I was basically waiting until 3pm, when I had an appointment with my neighbour, Faye. She has a plot at a secret allotment nearby and offered to take me there. Today. She's from Edinburgh I think, and a lot older. Married. She came on time. I'd been sitting in the sun for ten minutes on my neighbour's steps for a short bake. It was a lovely day today. And off we went. Nice to chat to someone new. One of her first questions was well do you have a job otherwise why are you doing hanging out with me on a thursday afternoon etc, and so I laid out what's been going on. She was sympathetic after the common reaction of ooh, won't the Boxes sell like hot cakes? It's understandable, but, I couldn't do it. The secret garden was fab.

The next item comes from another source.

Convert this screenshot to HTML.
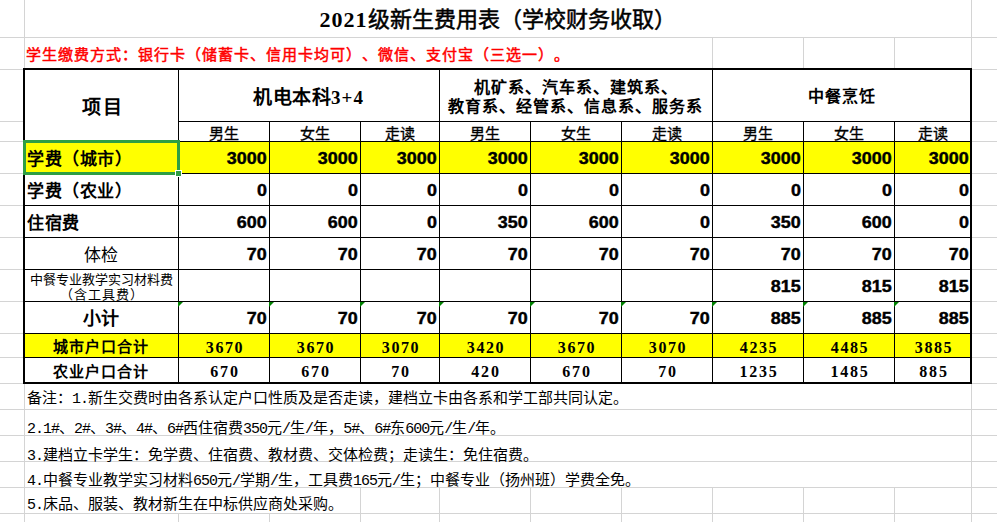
<!DOCTYPE html>
<html lang="zh-CN"><head><meta charset="utf-8"><style>
*{margin:0;padding:0}
html,body{width:997px;height:522px;overflow:hidden;background:#fff}
body{position:relative;font-family:"Liberation Sans",sans-serif;color:#000}
i,b.tri{position:absolute;display:block}
b.tri{width:0;height:0;border-top:5px solid #008000;border-right:5px solid transparent}
.t{position:absolute;white-space:nowrap;line-height:1;text-spacing-trim:space-all}
.m{font-family:"Liberation Mono",monospace;letter-spacing:-1px}
.c{text-align:center}
.title{font-size:22px;font-weight:400;line-height:22px;-webkit-text-stroke:0.5px #000}
.tn{font-family:"Liberation Serif",serif;letter-spacing:1px;font-weight:bold;-webkit-text-stroke:0}
.red{color:#ff0000;font-size:15px;font-weight:400;letter-spacing:1px;-webkit-text-stroke:0.5px #ff0000}
.hd{font-size:19px;font-weight:bold;letter-spacing:0.5px}
.hd2{font-size:16px;font-weight:bold;line-height:19px;letter-spacing:1px}
.hd3{font-size:16px;font-weight:bold;letter-spacing:1px}
.sub{font-size:15px;font-weight:400;-webkit-text-stroke:0.35px #000}
.lab{font-size:17px;font-weight:bold;letter-spacing:0.5px}
.lab2{font-size:17px;font-weight:350}
.small{font-size:13px;line-height:15px;font-weight:350}
.lab3{font-size:18px;font-weight:bold}
.lab4{font-size:15px;font-weight:bold;letter-spacing:1px}
.num{font-size:16px;font-weight:bold;transform:scaleX(1.12);transform-origin:100% 50%;-webkit-text-stroke:0.4px #000}
.tot{font-size:16px;font-weight:bold;font-family:"Liberation Serif",serif;letter-spacing:1.6px}
.tot2{font-size:16px;font-weight:bold;font-family:"Liberation Serif",serif;letter-spacing:1.8px}
.note{font-size:15px;font-weight:350}
</style></head><body>
<i style="left:0px;top:37px;width:997px;height:1px;background:#d4d4d4"></i>
<i style="left:0px;top:69px;width:997px;height:1px;background:#d4d4d4"></i>
<i style="left:0px;top:121px;width:997px;height:1px;background:#d4d4d4"></i>
<i style="left:0px;top:141px;width:997px;height:1px;background:#d4d4d4"></i>
<i style="left:0px;top:173px;width:997px;height:1px;background:#d4d4d4"></i>
<i style="left:0px;top:205px;width:997px;height:1px;background:#d4d4d4"></i>
<i style="left:0px;top:237px;width:997px;height:1px;background:#d4d4d4"></i>
<i style="left:0px;top:269px;width:997px;height:1px;background:#d4d4d4"></i>
<i style="left:0px;top:301px;width:997px;height:1px;background:#d4d4d4"></i>
<i style="left:0px;top:333px;width:997px;height:1px;background:#d4d4d4"></i>
<i style="left:0px;top:357px;width:997px;height:1px;background:#d4d4d4"></i>
<i style="left:0px;top:383px;width:997px;height:1px;background:#d4d4d4"></i>
<i style="left:0px;top:409px;width:997px;height:1px;background:#d4d4d4"></i>
<i style="left:0px;top:435px;width:997px;height:1px;background:#d4d4d4"></i>
<i style="left:0px;top:461px;width:997px;height:1px;background:#d4d4d4"></i>
<i style="left:0px;top:487px;width:997px;height:1px;background:#d4d4d4"></i>
<i style="left:0px;top:513px;width:997px;height:1px;background:#d4d4d4"></i>
<i style="left:24px;top:0px;width:1px;height:522px;background:#d4d4d4"></i>
<i style="left:971px;top:0px;width:1px;height:522px;background:#d4d4d4"></i>
<i style="left:712px;top:37px;width:1px;height:32px;background:#d4d4d4"></i>
<i style="left:803px;top:37px;width:1px;height:32px;background:#d4d4d4"></i>
<i style="left:894px;top:37px;width:1px;height:32px;background:#d4d4d4"></i>
<i style="left:360px;top:487px;width:1px;height:26px;background:#d4d4d4"></i>
<i style="left:439px;top:487px;width:1px;height:26px;background:#d4d4d4"></i>
<i style="left:530px;top:487px;width:1px;height:26px;background:#d4d4d4"></i>
<i style="left:621px;top:487px;width:1px;height:26px;background:#d4d4d4"></i>
<i style="left:712px;top:487px;width:1px;height:26px;background:#d4d4d4"></i>
<i style="left:803px;top:487px;width:1px;height:26px;background:#d4d4d4"></i>
<i style="left:894px;top:487px;width:1px;height:26px;background:#d4d4d4"></i>
<i style="left:178px;top:513px;width:1px;height:9px;background:#d4d4d4"></i>
<i style="left:269px;top:513px;width:1px;height:9px;background:#d4d4d4"></i>
<i style="left:360px;top:513px;width:1px;height:9px;background:#d4d4d4"></i>
<i style="left:439px;top:513px;width:1px;height:9px;background:#d4d4d4"></i>
<i style="left:530px;top:513px;width:1px;height:9px;background:#d4d4d4"></i>
<i style="left:621px;top:513px;width:1px;height:9px;background:#d4d4d4"></i>
<i style="left:712px;top:513px;width:1px;height:9px;background:#d4d4d4"></i>
<i style="left:803px;top:513px;width:1px;height:9px;background:#d4d4d4"></i>
<i style="left:894px;top:513px;width:1px;height:9px;background:#d4d4d4"></i>
<i style="left:25px;top:70px;width:945px;height:312px;background:#ffffff"></i>
<i style="left:25px;top:141px;width:945px;height:32px;background:#ffff00"></i>
<i style="left:25px;top:333px;width:945px;height:24px;background:#ffff00"></i>
<i style="left:23px;top:141px;width:949px;height:1px;background:#000000"></i>
<i style="left:23px;top:173px;width:949px;height:1px;background:#000000"></i>
<i style="left:23px;top:205px;width:949px;height:1px;background:#000000"></i>
<i style="left:23px;top:237px;width:949px;height:1px;background:#000000"></i>
<i style="left:23px;top:269px;width:949px;height:1px;background:#000000"></i>
<i style="left:23px;top:301px;width:949px;height:1px;background:#000000"></i>
<i style="left:23px;top:333px;width:949px;height:1px;background:#000000"></i>
<i style="left:23px;top:357px;width:949px;height:1px;background:#000000"></i>
<i style="left:178px;top:121px;width:793px;height:1px;background:#000000"></i>
<i style="left:178px;top:68px;width:1px;height:315px;background:#000000"></i>
<i style="left:439px;top:68px;width:1px;height:315px;background:#000000"></i>
<i style="left:712px;top:68px;width:1px;height:315px;background:#000000"></i>
<i style="left:269px;top:121px;width:1px;height:262px;background:#000000"></i>
<i style="left:360px;top:121px;width:1px;height:262px;background:#000000"></i>
<i style="left:530px;top:121px;width:1px;height:262px;background:#000000"></i>
<i style="left:621px;top:121px;width:1px;height:262px;background:#000000"></i>
<i style="left:803px;top:121px;width:1px;height:262px;background:#000000"></i>
<i style="left:894px;top:121px;width:1px;height:262px;background:#000000"></i>
<i style="left:23px;top:68px;width:949px;height:2px;background:#000000"></i>
<i style="left:23px;top:382px;width:949px;height:2px;background:#000000"></i>
<i style="left:23px;top:68px;width:2px;height:316px;background:#000000"></i>
<i style="left:970px;top:68px;width:2px;height:316px;background:#000000"></i>
<b class="tri" style="left:178px;top:302px"></b>
<b class="tri" style="left:269px;top:302px"></b>
<b class="tri" style="left:360px;top:302px"></b>
<b class="tri" style="left:439px;top:302px"></b>
<b class="tri" style="left:530px;top:302px"></b>
<b class="tri" style="left:621px;top:302px"></b>
<b class="tri" style="left:712px;top:302px"></b>
<b class="tri" style="left:803px;top:302px"></b>
<b class="tri" style="left:894px;top:302px"></b>
<i style="left:23px;top:140px;width:157px;height:3px;background:#2f9e44"></i>
<i style="left:23px;top:172px;width:155px;height:3px;background:#2f9e44"></i>
<i style="left:23px;top:140px;width:3px;height:35px;background:#2f9e44"></i>
<i style="left:177px;top:140px;width:3px;height:32px;background:#2f9e44"></i>
<i style="left:175px;top:170px;width:7px;height:7px;background:#ffffff"></i>
<i style="left:176px;top:171px;width:5px;height:5px;background:#2f9e44"></i>
<div class="t c title" style="left:24px;width:947px;top:9px;"><span class="tn">2021</span>级新生费用表（学校财务收取）</div>
<div class="t red" style="left:26px;top:47px;">学生缴费方式：银行卡（储蓄卡、信用卡均可）、微信、支付宝（三选一）。</div>
<div class="t c hd" style="left:28px;width:150px;top:98px;letter-spacing:2.5px">项目</div>
<div class="t c hd" style="left:178px;width:261px;top:88px;">机电本科<span class="tn">3+4</span></div>
<div class="t c hd2" style="left:439px;width:273px;top:78px;">机矿系、汽车系、建筑系、<br>教育系、经管系、信息系、服务系</div>
<div class="t c hd3" style="left:712px;width:259px;top:89px;">中餐烹饪</div>
<div class="t c sub" style="left:178px;width:91px;top:126px;">男生</div>
<div class="t c sub" style="left:269px;width:91px;top:126px;">女生</div>
<div class="t c sub" style="left:360px;width:79px;top:126px;">走读</div>
<div class="t c sub" style="left:439px;width:91px;top:126px;">男生</div>
<div class="t c sub" style="left:530px;width:91px;top:126px;">女生</div>
<div class="t c sub" style="left:621px;width:91px;top:126px;">走读</div>
<div class="t c sub" style="left:712px;width:91px;top:126px;">男生</div>
<div class="t c sub" style="left:803px;width:91px;top:126px;">女生</div>
<div class="t c sub" style="left:894px;width:77px;top:126px;">走读</div>
<div class="t lab" style="left:27px;top:151px;">学费（城市）</div>
<div class="t lab" style="left:27px;top:183px;">学费（农业）</div>
<div class="t lab" style="left:27px;top:215px;">住宿费</div>
<div class="t c lab2" style="left:24px;width:154px;top:247px;">体检</div>
<div class="t c small" style="left:24px;width:154px;top:272px;">中餐专业教学实习材料费<br><span style="letter-spacing:1px;margin-right:-1px">（含工具费）</span></div>
<div class="t c lab3" style="left:24px;width:154px;top:310px;">小计</div>
<div class="t c lab4" style="left:24px;width:154px;top:339px;">城市户口合计</div>
<div class="t c lab4" style="left:24px;width:154px;top:364px;">农业户口合计</div>
<div class="t r num" style="right:730px;top:151px;">3000</div>
<div class="t r num" style="right:639px;top:151px;">3000</div>
<div class="t r num" style="right:560px;top:151px;">3000</div>
<div class="t r num" style="right:469px;top:151px;">3000</div>
<div class="t r num" style="right:378px;top:151px;">3000</div>
<div class="t r num" style="right:287px;top:151px;">3000</div>
<div class="t r num" style="right:196px;top:151px;">3000</div>
<div class="t r num" style="right:105px;top:151px;">3000</div>
<div class="t r num" style="right:28px;top:151px;">3000</div>
<div class="t r num" style="right:730px;top:183px;">0</div>
<div class="t r num" style="right:639px;top:183px;">0</div>
<div class="t r num" style="right:560px;top:183px;">0</div>
<div class="t r num" style="right:469px;top:183px;">0</div>
<div class="t r num" style="right:378px;top:183px;">0</div>
<div class="t r num" style="right:287px;top:183px;">0</div>
<div class="t r num" style="right:196px;top:183px;">0</div>
<div class="t r num" style="right:105px;top:183px;">0</div>
<div class="t r num" style="right:28px;top:183px;">0</div>
<div class="t r num" style="right:730px;top:215px;">600</div>
<div class="t r num" style="right:639px;top:215px;">600</div>
<div class="t r num" style="right:560px;top:215px;">0</div>
<div class="t r num" style="right:469px;top:215px;">350</div>
<div class="t r num" style="right:378px;top:215px;">600</div>
<div class="t r num" style="right:287px;top:215px;">0</div>
<div class="t r num" style="right:196px;top:215px;">350</div>
<div class="t r num" style="right:105px;top:215px;">600</div>
<div class="t r num" style="right:28px;top:215px;">0</div>
<div class="t r num" style="right:730px;top:247px;">70</div>
<div class="t r num" style="right:639px;top:247px;">70</div>
<div class="t r num" style="right:560px;top:247px;">70</div>
<div class="t r num" style="right:469px;top:247px;">70</div>
<div class="t r num" style="right:378px;top:247px;">70</div>
<div class="t r num" style="right:287px;top:247px;">70</div>
<div class="t r num" style="right:196px;top:247px;">70</div>
<div class="t r num" style="right:105px;top:247px;">70</div>
<div class="t r num" style="right:28px;top:247px;">70</div>
<div class="t r num" style="right:196px;top:279px;">815</div>
<div class="t r num" style="right:105px;top:279px;">815</div>
<div class="t r num" style="right:28px;top:279px;">815</div>
<div class="t r num" style="right:730px;top:311px;">70</div>
<div class="t r num" style="right:639px;top:311px;">70</div>
<div class="t r num" style="right:560px;top:311px;">70</div>
<div class="t r num" style="right:469px;top:311px;">70</div>
<div class="t r num" style="right:378px;top:311px;">70</div>
<div class="t r num" style="right:287px;top:311px;">70</div>
<div class="t r num" style="right:196px;top:311px;">885</div>
<div class="t r num" style="right:105px;top:311px;">885</div>
<div class="t r num" style="right:28px;top:311px;">885</div>
<div class="t c tot" style="left:181px;width:88px;top:340px;">3670</div>
<div class="t c tot2" style="left:181px;width:88px;top:364px;">670</div>
<div class="t c tot" style="left:272px;width:88px;top:340px;">3670</div>
<div class="t c tot2" style="left:272px;width:88px;top:364px;">670</div>
<div class="t c tot" style="left:363px;width:76px;top:340px;">3070</div>
<div class="t c tot2" style="left:363px;width:76px;top:364px;">70</div>
<div class="t c tot" style="left:442px;width:88px;top:340px;">3420</div>
<div class="t c tot2" style="left:442px;width:88px;top:364px;">420</div>
<div class="t c tot" style="left:533px;width:88px;top:340px;">3670</div>
<div class="t c tot2" style="left:533px;width:88px;top:364px;">670</div>
<div class="t c tot" style="left:624px;width:88px;top:340px;">3070</div>
<div class="t c tot2" style="left:624px;width:88px;top:364px;">70</div>
<div class="t c tot" style="left:715px;width:88px;top:340px;">4235</div>
<div class="t c tot2" style="left:715px;width:88px;top:364px;">1235</div>
<div class="t c tot" style="left:806px;width:88px;top:340px;">4485</div>
<div class="t c tot2" style="left:806px;width:88px;top:364px;">1485</div>
<div class="t c tot" style="left:897px;width:74px;top:340px;">3885</div>
<div class="t c tot2" style="left:897px;width:74px;top:364px;">885</div>
<div class="t note" style="left:27px;top:390px;">备注：<span class="m">1.</span>新生交费时由各系认定户口性质及是否走读，建档立卡由各系和学工部共同认定。</div>
<div class="t note" style="left:27px;top:420px;"><span class="m">2.1#</span>、<span class="m">2#</span>、<span class="m">3#</span>、<span class="m">4#</span>、<span class="m">6#</span>西住宿费<span class="m">350</span>元<span class="m">/</span>生<span class="m">/</span>年，<span class="m">5#</span>、<span class="m">6#</span>东<span class="m">600</span>元<span class="m">/</span>生<span class="m">/</span>年。</div>
<div class="t note" style="left:27px;top:447px;"><span class="m">3.</span>建档立卡学生：免学费、住宿费、教材费、交体检费；走读生：免住宿费。</div>
<div class="t note" style="left:27px;top:472px;"><span class="m">4.</span>中餐专业教学实习材料<span class="m">650</span>元<span class="m">/</span>学期<span class="m">/</span>生，工具费<span class="m">165</span>元<span class="m">/</span>生；中餐专业（扬州班）学费全免。</div>
<div class="t note" style="left:27px;top:496px;"><span class="m">5.</span>床品、服装、教材新生在中标供应商处采购。</div>
</body></html>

Apparently I could get a key but not a plot for £10/year. It's a happy spot. I'll think about it. I want to wait and see if my little backyard patch works out before I get another one. There are seeds coming up and I gave the tomatoes a bit more support today, so I'm hopeful, even though I left it a bit late.

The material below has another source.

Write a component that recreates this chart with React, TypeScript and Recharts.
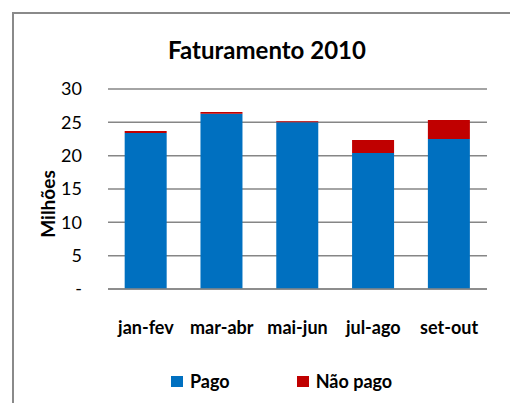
import { BarChart, Bar, XAxis, YAxis, CartesianGrid, Legend } from 'recharts';

const periods = ['jan-fev', 'mar-abr', 'mai-jun', 'jul-ago', 'set-out'];
const pago = [23.4, 26.3, 25.0, 20.4, 22.5];
const naoPago = [0.3, 0.25, 0.15, 1.95, 2.85];
const yTicks = [0, 5, 10, 15, 20, 25, 30];

const data = periods.map((p, i) => ({ periodo: p, pago: pago[i], naoPago: naoPago[i] }));

const FONT = 'Lato, "Open Sans", sans-serif';

function LegendContent() {
  const items = [
    { label: 'Pago', color: '#0070C0' },
    { label: 'Não pago', color: '#C00000' },
  ];
  return (
    <div style={{ display: 'flex', paddingLeft: 171, gap: 67, fontFamily: FONT, fontSize: 18, fontWeight: 700, color: '#000' }}>
      {items.map(it => (
        <div key={it.label} style={{ display: 'flex', alignItems: 'center' }}>
          <span style={{ display: 'inline-block', width: 12, height: 11, background: it.color, marginRight: 7 }} />
          {it.label}
        </div>
      ))}
    </div>
  );
}

export default function App() {
  return (
    <div style={{ position: 'absolute', left: 0, top: 0, width: 510, height: 403, overflow: 'hidden', background: '#fff' }}>
      <div style={{ position: 'absolute', left: 12, top: 12, width: 600, height: 500, borderLeft: '2px solid #8a8a8a', borderTop: '2px solid #8a8a8a' }} />
      <div style={{ position: 'absolute', left: 0, top: 35, width: 534, textAlign: 'center', fontFamily: FONT, fontSize: 24, fontWeight: 700, color: '#000' }}>
        Faturamento 2010
      </div>
      <div style={{ position: 'absolute', left: 47, top: 204, transform: 'translate(-50%, -50%) rotate(-90deg)', fontFamily: FONT, fontSize: 19, fontWeight: 700, color: '#000', whiteSpace: 'nowrap' }}>
        Milhões
      </div>
      <div style={{ position: 'absolute', left: 0, top: 0 }}>
        <BarChart width={510} height={403} data={data} margin={{ top: 89, right: 23, left: 48, bottom: 84 }} barCategoryGap="22%">
          <CartesianGrid vertical={false} stroke="#868686" strokeWidth={1.5} />
          <XAxis
            dataKey="periodo"
            height={30}
            axisLine={{ stroke: '#868686', strokeWidth: 1.5 }}
            tickLine={false}
            tickSize={0}
            tickMargin={32}
            tick={{ fill: '#000', fontSize: 18, fontWeight: 700, fontFamily: FONT }}
          />
          <YAxis
            width={60}
            domain={[0, 30]}
            ticks={yTicks}
            axisLine={false}
            tickLine={false}
            tickSize={0}
            tickMargin={26}
            tickFormatter={(v: number) => (v === 0 ? '-' : String(v))}
            tick={{ fill: '#000', fontSize: 18, fontFamily: FONT }}
          />
          <Legend verticalAlign="middle" layout="horizontal" content={<LegendContent />} wrapperStyle={{ position: 'absolute', top: 370, left: 0, width: 510 }} />
          <Bar dataKey="pago" name="Pago" stackId="a" fill="#0070C0" isAnimationActive={false} />
          <Bar dataKey="naoPago" name="Não pago" stackId="a" fill="#C00000" isAnimationActive={false} />
        </BarChart>
      </div>
    </div>
  );
}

Since I saw it fly by, I'd wanted to watch a chat between the Librarian of Congress, Carla Hayden, and the Secretary of the Smithsonian Institution, Lonnie Bunch. After I'd thanked Faye for the wander with a Magnum (which she enjoyed every much! (she went with Almond, I chose Mint), I settled in to listen to the two giants of the library and museum scene in the USA having a chat on the 5th of June about Cultural Institutions at Times of Social Unrest. It's 30 minutes. They're both brilliant people in charge of a lot, and worth listening to. 

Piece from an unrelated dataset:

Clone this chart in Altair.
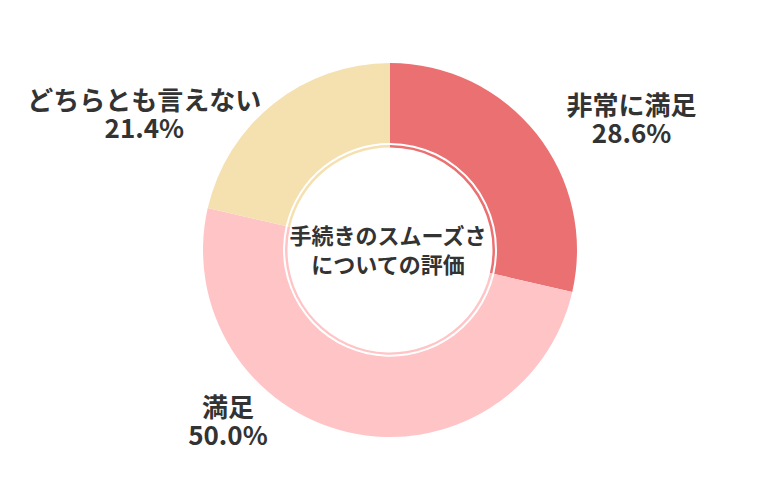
import altair as alt
import pandas as pd

categories = ["非常に満足", "満足", "どちらとも言えない"]
values = [28.6, 50.0, 21.4]
colors = ["#EB7072", "#FFC4C6", "#F5E0B0"]
center_title = "手続きのスムーズさ\nについての評価"

df = pd.DataFrame({
    "category": categories,
    "value": values,
    "order": list(range(len(categories))),
})
df["label"] = [f"{c}\n{v:.1f}%" for c, v in zip(categories, values)]

W, H = 764, 484
FONT = "Noto Sans CJK JP"

color = alt.Color("category:N", scale=alt.Scale(domain=categories, range=colors), legend=None)
theta_scale = alt.Scale(domain=[0, 100])

donut = alt.Chart(df).mark_arc(innerRadius=107, outerRadius=187).encode(
    theta=alt.Theta("value:Q", stack=True, scale=theta_scale),
    color=color,
    order=alt.Order("order:Q"),
)

ring = alt.Chart(df).mark_arc(innerRadius=102.5, outerRadius=105).encode(
    theta=alt.Theta("value:Q", stack=True, scale=theta_scale),
    color=color,
    order=alt.Order("order:Q"),
)


def label_layer(cat, dx, dy):
    return alt.Chart(df).transform_window(
        cum="sum(value)", sort=[alt.SortField("order")], frame=[None, 0]
    ).transform_calculate(
        mid="datum.cum - datum.value / 2"
    ).transform_filter(
        alt.datum.category == cat
    ).mark_text(
        radius=250, dx=dx, dy=dy, font=FONT, fontSize=26, fontWeight="bold",
        color="#333333", lineBreak="\n", lineHeight=28, align="center", baseline="middle",
    ).encode(
        theta=alt.Theta("mid:Q", stack=None, scale=theta_scale),
        text="label:N",
    )


labels = [
    label_layer("非常に満足", 46, 13),
    label_layer("満足", -106, -85),
    label_layer("どちらとも言えない", -90, 48),
]

center = alt.Chart(pd.DataFrame({"t": [center_title]})).mark_text(
    font=FONT, fontSize=22, fontWeight="bold", color="#333333",
    lineBreak="\n", lineHeight=29, align="center", baseline="middle",
).encode(
    x=alt.value(W / 2 - 2),
    y=alt.value(H / 2 - 13),
    text="t:N",
)

chart = alt.layer(donut, ring, *labels, center).properties(
    width=W, height=H, padding=0,
    autosize=alt.AutoSizeParams(type="none"),
).configure_view(strokeWidth=0)

chart.save("out.html", embed_options={"renderer": "svg", "actions": False})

Then, of course, I wandered around the Library of Congress on YouTube, and they've been publishing a ton of great stuff recently (as usual), but definitely featuring more Black Lives stories and interviews. I saw a couple of National Book Festival chats like "Hear You, Hear Me": Race in America: Colson Whitehead and Jill Lepore on How This Pandemic Will Go Down in History. I was surprised to have a celebration of the acquisition of the papers of the majestic and witty soprano suggested by the website, but happily watched A Conversation with Jessye Norman, also interviewed by Dr. Hayden. (What a perk! To get to meet all these people.)

Jessye Norman in my kitchen. A Queen.

Here are the things I scrawled on a bit of paper as I was absorbing all this:
  • "great ragged American chorus" - Colson Whitehead
  • “What a greater country we would be if we understood subtlety and ambiguity, and nuance.” - Lonnie Bunch
  • "plague literature"
  • Jill Lepore, New Yorker
  • "Not a single spiritual contains malice. That is strength." - Jessye Norman (Let's think about how fucking malicious Mumbling Cheeto Fascist is for a moment. The way he says CHINA! is the very definition. "The China Virus" in his first speech in months the other day.)
Now I'm watching a video oral history interview of the family of activist, Bob HicksCivil Rights History Project - Hicks family oral history interview in Bogalusa, LA, 2011 May 27. It's fucking sad and stressful. Horror. The family is patiently and painfully telling the story of what their lives were like in the 60s in Bogalusa, Louisiana in the middle of the Civil Rights movement. It's Klansmen with cop uniforms underneath stuff. 
"The kind of fear we experienced just went on day after day after day after day." - Mr Hicks' daughter
"There were two or three types of fear that existed in our community: something was going to happen to you physically; or, psychological, which was more draining. Nobody likes pain, but I think the psychological fear of having to go through this every day was an enormous stress. We never knew when Dad went to work if he was going to come back. We knew they wanted to kill him. They built a coffin and put it on Columbia Road."  - Mr. Hicks' son
The other best thing on the internet today was watching Alexandria Ocasio-Cortez say FUCK OFF to all the men who hide themselves from blame for sexism by proclaiming they have daughters or wives or mothers or any woman in their life, like a Florida Republican called Yoho did. 


Almost forgot the most random thing that's happened since I started this, maybe? When I got home from Faye's allotment tour, the winner of the Big Flower Fight was sitting on the neighbour's steps, where I'd sunned myself not hours before, being photographed for something. The little crew were very nice.